Part of what fuels the indignity of the insult is both men’s pride and their refusal to back down from their positions, or even apologize. But when Tony shouts at Yasser he wished Ariel Sharon had wiped all Palestinians out, it becomes clear this isn’t just about posturing, but about prejudice, and things turn violent.

Tony ultimately sues Yasser, and “The Insult” evolves into a riveting courtroom drama, with Yasser represented by a young hotshot female lawyer, Nadine (Diamand Bou Abboud), while Tony’s case is taken on by a legendary lawyer of the old guard in Lebanon, Wajdi Wehbe (Camille Salameh), who seems to have ulterior nationalist political motives. The two lawyers are well-matched, and lock horns, reaching deep into history for context to argue for their client’s justice.

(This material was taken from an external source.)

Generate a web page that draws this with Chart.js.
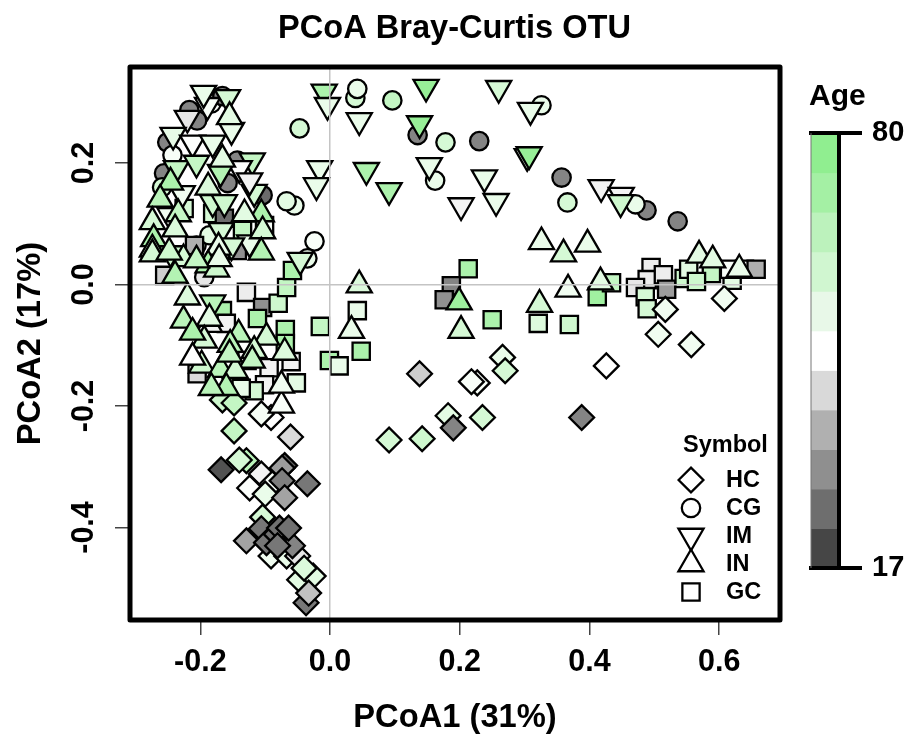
<!DOCTYPE html>
<html>
<head>
<meta charset="utf-8">
<title>PCoA Bray-Curtis OTU</title>
<script src="https://cdn.jsdelivr.net/npm/chart.js@4"></script>
<style>
    html, body { margin: 0; padding: 0; background: #fff; }
    canvas { display: block; }
</style>
</head>
<body>
<canvas id="pcoa" width="909" height="738"></canvas>
<script>
const xTicks = [-0.2, 0, 0.2, 0.4, 0.6];
const yTicks = [-0.4, -0.2, 0, 0.2];
const ageTicks = [17, 80];
const ageBands = ['#464646', '#6e6e6e', '#8f8f8f', '#b0b0b0', '#d9d9d9', '#ffffff', '#e8f8e8', '#d0f6d0', '#bcf2bc', '#a4f0a4', '#90ee90'];
const symbolNames = ['HC', 'CG', 'IM', 'IN', 'GC'];

const hcX = [0.138, 0.227, 0.218, 0.266, 0.270, 0.426, 0.388, 0.235, 0.182, 0.190, 0.142, 0.091, 0.517, 0.506, 0.557, 0.608,
    -0.166, -0.148, -0.091, -0.106, -0.148, -0.061, -0.168, -0.129, -0.140, -0.106, -0.070, -0.074, -0.089, -0.124, -0.100, -0.074, -0.070, -0.035,
    -0.104, -0.091, -0.067, -0.050, -0.106, -0.129, -0.098, -0.058, -0.083, -0.078, -0.064, -0.081, -0.047, -0.026, -0.040, -0.037, -0.033];
const hcY = [-0.147, -0.162, -0.160, -0.120, -0.142, -0.134, -0.219, -0.219, -0.216, -0.236, -0.254, -0.256, -0.041, -0.082, -0.099, -0.023,
    -0.190, -0.195, -0.219, -0.213, -0.241, -0.251, -0.305, -0.290, -0.289, -0.312, -0.298, -0.302, -0.328, -0.335, -0.345, -0.323, -0.351, -0.328,
    -0.383, -0.447, -0.447, -0.447, -0.402, -0.422, -0.425, -0.430, -0.411, -0.401, -0.401, -0.430, -0.486, -0.480, -0.467, -0.524, -0.508];
const hcAge = [40, 50, 50, 54, 60, 48, 28, 60, 56, 28, 62, 60, 52, 52, 52, 52,
    62, 65, 48, 51, 65, 42, 20, 68, 60, 46, 22, 32, 50, 49, 54, 27, 33, 26,
    60, 52, 54, 44, 26, 33, 26, 28, 25, 25, 25, 26, 56, 56, 58, 26, 38];

const cgX = [0.039, 0.042, 0.096, 0.135, 0.178, 0.230, 0.326, 0.162, 0.357, 0.366, 0.488, 0.471, 0.536, -0.047, -0.055, -0.067, -0.024, -0.035,
    -0.217, -0.205, -0.251, -0.243, -0.256, -0.183, -0.166, -0.143, -0.158, -0.259, -0.194, -0.206, -0.186, -0.104];
const cgY = [0.307, 0.322, 0.303, 0.246, 0.234, 0.236, 0.295, 0.171, 0.176, 0.135, 0.122, 0.132, 0.104, 0.257, 0.130, 0.137, 0.071, 0.043,
    0.287, 0.270, 0.234, 0.213, 0.183, 0.298, 0.310, 0.204, 0.167, 0.160, 0.012, 0.064, 0.081, 0.147];
const cgAge = [60, 54, 65, 28, 60, 28, 54, 54, 28, 60, 28, 54, 28, 60, 54, 56, 50, 54,
    28, 28, 28, 50, 28, 50, 28, 28, 28, 60, 44, 60, 56, 24];

const imX = [0.148, 0.260, 0.309, 0.045, 0.138, 0.304, 0.307, 0.056, 0.091, 0.153, 0.238, 0.256, 0.202, 0.418, 0.449, 0.448, -0.009, -0.004, -0.016, -0.021, -0.046,
    -0.189, -0.220, -0.195, -0.158, -0.242, -0.152, -0.212, -0.181, -0.120, -0.140, -0.237, -0.206, -0.169, -0.228, -0.181, -0.163, -0.117, -0.124, -0.247, -0.168, -0.124, -0.152, -0.245, -0.181];
const imY = [0.325, 0.323, 0.287, 0.270, 0.265, 0.211, 0.214, 0.188, 0.155, 0.196, 0.176, 0.137, 0.130, 0.160, 0.147, 0.135, 0.317, 0.295, 0.191, 0.163, 0.040,
    0.295, 0.274, 0.315, 0.308, 0.246, 0.254, 0.233, 0.233, 0.204, 0.191, 0.191, 0.200, 0.185, 0.150, 0.135, 0.135, 0.152, 0.171, 0.114, 0.089, 0.069, 0.064, 0.051, -0.030];
const imAge = [78, 60, 54, 54, 78, 54, 78, 72, 72, 54, 54, 54, 46, 46, 46, 62, 72, 54, 54, 54, 60,
    50, 44, 54, 60, 55, 54, 49, 54, 65, 49, 65, 65, 70, 52, 62, 62, 60, 46, 52, 60, 54, 60, 62, 68];

const gcX = [0.213, 0.187, 0.176, 0.250, 0.042, 0.048, 0.321, 0.369, 0.412, 0.434, 0.495, 0.489, 0.471, 0.514, 0.519, 0.486, 0.489, 0.546, 0.553, 0.588, 0.565, 0.620, 0.616, 0.639, 0.657,
    -0.129, -0.104, -0.080, -0.067, -0.058, -0.112, -0.069, -0.015, -0.001, 0.014, -0.166, -0.160, -0.060, -0.094, -0.205, -0.052, -0.101, -0.117, -0.069, -0.128, -0.137,
    -0.135, -0.181, -0.225, -0.143, -0.209, -0.255, -0.163, -0.101];
const gcY = [0.026, -0.002, -0.025, -0.058, -0.043, -0.110, -0.064, -0.066, -0.020, 0.003, 0.028, 0.008, -0.005, 0.016, -0.008, -0.020, -0.040, 0.010, 0.025, 0.018, 0.005, 0.007, 0.025, 0.025, 0.025,
    -0.013, -0.038, -0.031, -0.005, 0.023, -0.056, -0.074, -0.069, -0.125, -0.134, -0.043, -0.064, -0.127, -0.137, -0.147, -0.162, -0.165, -0.175, -0.097, -0.125, -0.171,
    0.089, 0.117, 0.125, 0.056, 0.064, 0.015, 0.109, 0.097];
const gcAge = [72, 28, 30, 72, 54, 72, 58, 62, 75, 65, 45, 45, 44, 45, 32, 60, 60, 62, 56, 65, 62, 56, 50, 48, 35,
    45, 30, 62, 65, 72, 72, 72, 65, 72, 54, 72, 46, 46, 46, 42, 56, 46, 60, 72, 46, 54,
    65, 60, 60, 30, 35, 40, 24, 50];

const inX = [-0.155, -0.166, -0.246, -0.188, -0.262, -0.106, -0.234, -0.132, -0.274, -0.239, -0.104, -0.272, -0.172, -0.106, -0.274, -0.274, -0.226, -0.188, -0.239, -0.175, -0.171, -0.248, -0.206,
    -0.220, -0.186, -0.186, -0.226, -0.194, -0.212, -0.141, -0.098, -0.154, -0.117, -0.120, -0.070, -0.198, -0.169, -0.146, -0.212, -0.160, -0.183, -0.075, -0.075, -0.155,
    0.045, 0.033, 0.199, 0.202, 0.323, 0.367, 0.417, 0.326, 0.360, 0.397, 0.569, 0.590, 0.631];
const inY = [0.276, 0.206, 0.168, 0.160, 0.140, 0.116, 0.116, 0.116, 0.103, 0.091, 0.088, 0.075, 0.061, 0.053, 0.058, 0.050, 0.042, 0.032, 0.015, 0.025, 0.042, 0.053, 0.040,
    -0.021, -0.066, -0.056, -0.059, -0.092, -0.079, -0.082, -0.087, -0.099, -0.109, -0.125, -0.112, -0.133, -0.140, -0.142, -0.120, -0.170, -0.170, -0.199, -0.166, -0.115,
    -0.001, -0.076, -0.029, -0.076, -0.033, -0.008, 0.004, 0.070, 0.050, 0.066, 0.048, 0.040, 0.025];
const inAge = [56, 56, 72, 58, 68, 72, 65, 56, 60, 58, 60, 72, 54, 70, 60, 60, 60, 72, 70, 62, 54, 62, 65,
    58, 46, 56, 68, 60, 72, 68, 60, 68, 60, 65, 58, 62, 68, 60, 48, 70, 68, 50, 52, 65,
    58, 54, 76, 60, 60, 52, 56, 54, 60, 54, 56, 56, 54];

// age colour: dark grey up to white at 48, white to lightgreen at 80
function ageColor(age) {
    if (age < 48) {
        const g = Math.round(64 + (age - 17) / 31 * 191);
        return `rgb(${g},${g},${g})`;
    }
    const t = (age - 48) / 32;
    return `rgb(${Math.round(255 - t * 111)},${Math.round(255 - t * 17)},${Math.round(255 - t * 111)})`;
}

function toPoints(xs, ys) {
    return xs.map((x, i) => ({ x: x, y: ys[i] }));
}

const outline = 2.3;
const symbolStyles = {
    HC: { pointStyle: 'rectRot', radius: 12.4, rotation: 0 },
    CG: { pointStyle: 'circle', radius: 9.2, rotation: 0 },
    IM: { pointStyle: 'triangle', radius: 14.5, rotation: 180 },
    IN: { pointStyle: 'triangle', radius: 14.5, rotation: 0 },
    GC: { pointStyle: 'rect', radius: 12.2, rotation: 0 }
};

function symbolDataset(name, xs, ys, ages) {
    const s = symbolStyles[name];
    return {
        label: name,
        data: toPoints(xs, ys),
        pointStyle: s.pointStyle,
        pointRadius: s.radius,
        pointRotation: s.rotation,
        pointBackgroundColor: ages.map(ageColor),
        pointBorderColor: '#000',
        pointBorderWidth: outline
    };
}

// frame goes over the points like box() in R
const framePlugin = {
    id: 'frame',
    afterDraw(chart) {
        const a = chart.chartArea;
        const ctx = chart.ctx;
        ctx.save();
        ctx.strokeStyle = '#000';
        ctx.lineWidth = 5;
        ctx.lineJoin = 'round';
        ctx.strokeRect(a.left, a.top, a.right - a.left, a.bottom - a.top);
        ctx.restore();
    }
};

const symbolLegendPlugin = {
    id: 'symbolLegend',
    afterDraw(chart) {
        const ctx = chart.ctx;
        const rows = [480, 508, 536, 564, 592];
        ctx.save();
        ctx.fillStyle = '#000';
        ctx.textBaseline = 'middle';
        ctx.font = 'bold 23.5px "Liberation Sans"';
        ctx.fillText('Symbol', 683, 446);
        symbolNames.forEach((name, i) => {
            const s = symbolStyles[name];
            ctx.fillStyle = '#fff';
            ctx.strokeStyle = '#000';
            ctx.lineWidth = outline;
            Chart.helpers.drawPoint(ctx, { pointStyle: s.pointStyle, radius: s.radius, rotation: s.rotation, borderWidth: outline }, 691, rows[i]);
            ctx.fillStyle = '#000';
            ctx.fillText(name, 726, rows[i] + 1);
        });
        ctx.restore();
    }
};

// colour bar sits on the age scale, the labels 17 and 80 are that scale's ticks
const colorBarPlugin = {
    id: 'colorBar',
    afterDraw(chart) {
        const ctx = chart.ctx;
        const age = chart.scales.age;
        const left = 811, right = 839;
        const top = age.getPixelForValue(ageTicks[1]);
        const bottom = age.getPixelForValue(ageTicks[0]);
        const h = (bottom - top) / ageBands.length;
        ctx.save();
        ageBands.forEach((color, i) => {
            ctx.fillStyle = color;
            ctx.fillRect(left, bottom - (i + 1) * h, right - left, h + 0.5);
        });
        ctx.strokeStyle = '#000';
        ctx.lineWidth = 4;
        ctx.beginPath();
        ctx.moveTo(809, top);
        ctx.lineTo(862, top);
        ctx.moveTo(809, bottom);
        ctx.lineTo(862, bottom);
        ctx.moveTo(right, top);
        ctx.lineTo(right, bottom);
        ctx.stroke();
        ctx.lineWidth = 1;
        ctx.strokeStyle = '#777';
        ctx.beginPath();
        ctx.moveTo(left, top);
        ctx.lineTo(left, bottom);
        ctx.stroke();
        ctx.fillStyle = '#000';
        ctx.textBaseline = 'middle';
        ctx.font = 'bold 30px "Liberation Sans"';
        ctx.fillText('Age', 809, 97);
        ctx.restore();
    }
};

function zeroLine(c) {
    return c.tick && c.tick.value === 0 ? '#c4c4c4' : 'rgba(0,0,0,0)';
}

Chart.defaults.font.family = '"Liberation Sans", Arial, sans-serif';
Chart.defaults.font.weight = 'bold';
Chart.defaults.color = '#000';

// first dataset is painted last, so IN sits on top and CG at the bottom
new Chart(document.getElementById('pcoa').getContext('2d'), {
    type: 'scatter',
    data: {
        datasets: [
            symbolDataset('IN', inX, inY, inAge),
            symbolDataset('HC', hcX, hcY, hcAge),
            symbolDataset('IM', imX, imY, imAge),
            symbolDataset('GC', gcX, gcY, gcAge),
            symbolDataset('CG', cgX, cgY, cgAge)
        ]
    },
    options: {
        responsive: false,
        animation: false,
        scales: {
            x: {
                type: 'linear',
                min: -0.3085,
                max: 0.6938,
                afterBuildTicks(scale) { scale.ticks = xTicks.map(v => ({ value: v })); },
                afterFit(scale) { scale.height = 118; },
                border: { display: false },
                grid: { z: 1, lineWidth: 1.5, color: zeroLine, tickColor: '#444', tickWidth: 1.5, tickLength: 15 },
                ticks: {
                    autoSkip: false,
                    maxRotation: 0,
                    padding: 9,
                    font: { size: 30.5, weight: 'bold' },
                    callback: v => v.toFixed(1)
                },
                title: {
                    display: true,
                    text: 'PCoA1 (31%)',
                    padding: { top: 0, bottom: 0 },
                    font: { size: 32.7, weight: 'bold' }
                }
            },
            y: {
                type: 'linear',
                min: -0.5523,
                max: 0.3578,
                afterBuildTicks(scale) { scale.ticks = yTicks.map(v => ({ value: v })); },
                afterFit(scale) { scale.width = 130; },
                border: { display: false },
                grid: { z: 1, lineWidth: 1.5, color: zeroLine, tickColor: '#444', tickWidth: 1.5, tickLength: 15 },
                ticks: {
                    autoSkip: false,
                    minRotation: 90,
                    maxRotation: 90,
                    crossAlign: 'center',
                    padding: 4,
                    font: { size: 30.5, weight: 'bold' },
                    callback: v => v.toFixed(1)
                },
                title: {
                    display: true,
                    text: 'PCoA2 (17%)',
                    padding: { top: 11, bottom: 0 },
                    font: { size: 32.7, weight: 'bold' }
                }
            },
            age: {
                type: 'linear',
                axis: 'y',
                position: 'right',
                min: 9.47,
                max: 89.56,
                afterBuildTicks(scale) { scale.ticks = ageTicks.map(v => ({ value: v })); },
                afterFit(scale) {
                    // tick padding is only meant to push the labels sideways
                    scale.width = 129;
                    scale.paddingTop = 0;
                    scale.paddingBottom = 0;
                },
                border: { display: false },
                grid: { drawOnChartArea: false, drawTicks: false },
                ticks: {
                    autoSkip: false,
                    padding: 92,
                    font: { size: 29, weight: 'bold' }
                }
            }
        },
        plugins: {
            legend: { display: false },
            tooltip: { enabled: false },
            title: {
                display: true,
                text: 'PCoA Bray-Curtis OTU',
                padding: { top: 9, bottom: 19 },
                font: { size: 32.6, weight: 'bold' }
            }
        }
    },
    plugins: [framePlugin, symbolLegendPlugin, colorBarPlugin]
});
</script>
</body>
</html>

The case, as it spreads into the media, takes on symbolic weight, as Palestinians and Lebanese Christians riot in the streets, exposing the fragility of the truce between the two groups. It becomes a treatise not just on words or respect, but on the nature of the Middle East, and the deep-rooted traumas sown by war and unrest.

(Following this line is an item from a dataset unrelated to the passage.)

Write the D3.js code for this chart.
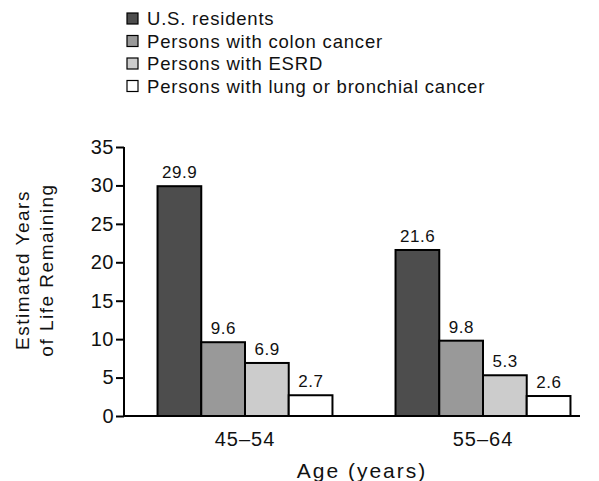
<!DOCTYPE html>
<html><head><meta charset="utf-8">
<script src="https://cdn.jsdelivr.net/npm/d3@7"></script>
<style>body{margin:0;background:#fff}svg{display:block}text{font-family:"Liberation Sans",Arial,sans-serif;fill:#111}</style>
</head><body><svg id="c" width="599" height="481"></svg>
<script>
const groups = ["45\u201354", "55\u201364"];
const seriesNames = ["U.S. residents", "Persons with colon cancer", "Persons with ESRD", "Persons with lung or bronchial cancer"];
const usResidents = [29.9, 21.6];
const colonCancer = [9.6, 9.8];
const esrd = [6.9, 5.3];
const lungCancer = [2.7, 2.6];
const yTicks = [0, 5, 10, 15, 20, 25, 30, 35];
const colors = ["#4d4d4d", "#999999", "#cccccc", "#ffffff"];
const series = [usResidents, colonCancer, esrd, lungCancer];
const FONT = "'Liberation Sans',Arial,sans-serif";

const svg = d3.select("#c");
const y = d3.scaleLinear().domain([0, 35]).range([416, 147]);
const x0 = d3.scaleBand().domain(groups).range([126, 602]).paddingInner(0.265).paddingOuter(0.1325);
const x1 = d3.scaleBand().domain(d3.range(4)).range([0, x0.bandwidth()]);

// bars
groups.forEach((g, gi) => {
  series.forEach((s, si) => {
    const v = s[gi];
    svg.append("rect")
      .attr("x", x0(g) + x1(si)).attr("y", y(v))
      .attr("width", x1.bandwidth()).attr("height", y(0) - y(v))
      .attr("fill", colors[si]).attr("stroke", "#000").attr("stroke-width", 2);
    svg.append("text")
      .attr("x", x0(g) + x1(si) + x1.bandwidth() / 2 + 0.25).attr("y", y(v) - 8)
      .attr("text-anchor", "middle").attr("font-size", 17).attr("letter-spacing", 0.5).text(v.toFixed(1));
  });
});

// y axis
const yAxis = d3.axisLeft(y).tickValues(yTicks).tickSize(8).tickPadding(2);
const ga = svg.append("g").attr("transform", "translate(124,0)").call(yAxis);
ga.select(".domain").attr("stroke", "#000").attr("stroke-width", 2).attr("d", "M0," + y(35) + "V416");
ga.selectAll(".tick line").attr("stroke", "#000").attr("stroke-width", 2);
ga.selectAll(".tick text").attr("font-size", 20).attr("letter-spacing", 0.5).attr("font-family", FONT).attr("fill", "#111");

// x axis
const xAxis = d3.axisBottom(x0).tickSize(0).tickPadding(16);
const gx = svg.append("g").attr("transform", "translate(0,416)").call(xAxis);
gx.select(".domain").attr("stroke", "#000").attr("stroke-width", 2).attr("d", "M124,0H580");
gx.selectAll(".tick text").attr("font-size", 20).attr("letter-spacing", 1).attr("font-family", FONT).attr("fill", "#111");

// axis titles
svg.append("text").attr("x", 362).attr("y", 478).attr("text-anchor", "middle").attr("font-size", 21).attr("letter-spacing", 2).text("Age (years)");
const yt = svg.append("text").attr("transform", "translate(0,270) rotate(-90)").attr("text-anchor", "middle").attr("font-size", 19).attr("letter-spacing", 1.5);
yt.append("tspan").attr("x", 0).attr("y", 29).text("Estimated Years");
yt.append("tspan").attr("x", 0).attr("y", 53).text("of Life Remaining");

// legend
seriesNames.forEach((n, i) => {
  const ly = 18.5 + i * 22.5;
  svg.append("rect").attr("x", 127).attr("y", ly - 5.5).attr("width", 11).attr("height", 11)
    .attr("fill", colors[i]).attr("stroke", "#000").attr("stroke-width", 1.2);
  svg.append("text").attr("x", 147).attr("y", ly + 6.5).attr("font-size", 18.5).attr("letter-spacing", 0.8).text(n);
});
</script></body></html>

The script, written by Doueiri and Joelle Touma, is a masterful example of withholding and revealing information, and of nuanced character development. Both Yasser and Tony are shown to be good men. Flawed, yes, but inherently noble. We follow what happens in their lives as the trial unfolds, moments of war and peace in the street as the battle unfolds meticulously in the courtroom.

Doueiri and Touma carefully parcel out bits of information that drop like bombs, for the impact they have on the story. Slowly, they peel the bandage off the wound of the war, expose the unspoken traumas to the air, to let them breathe and heal. It’s ugly, and painful, but so necessary.

“The Insult” isn’t a subtle film, but it’s a powerful and impeccably crafted tale arguing for the crucial importance of addressing history and facing down trauma that welds hair triggers onto our souls. Doueiri weaves a starkly intimate fable of violence that’s at once deeply personal and universally, globally relevant.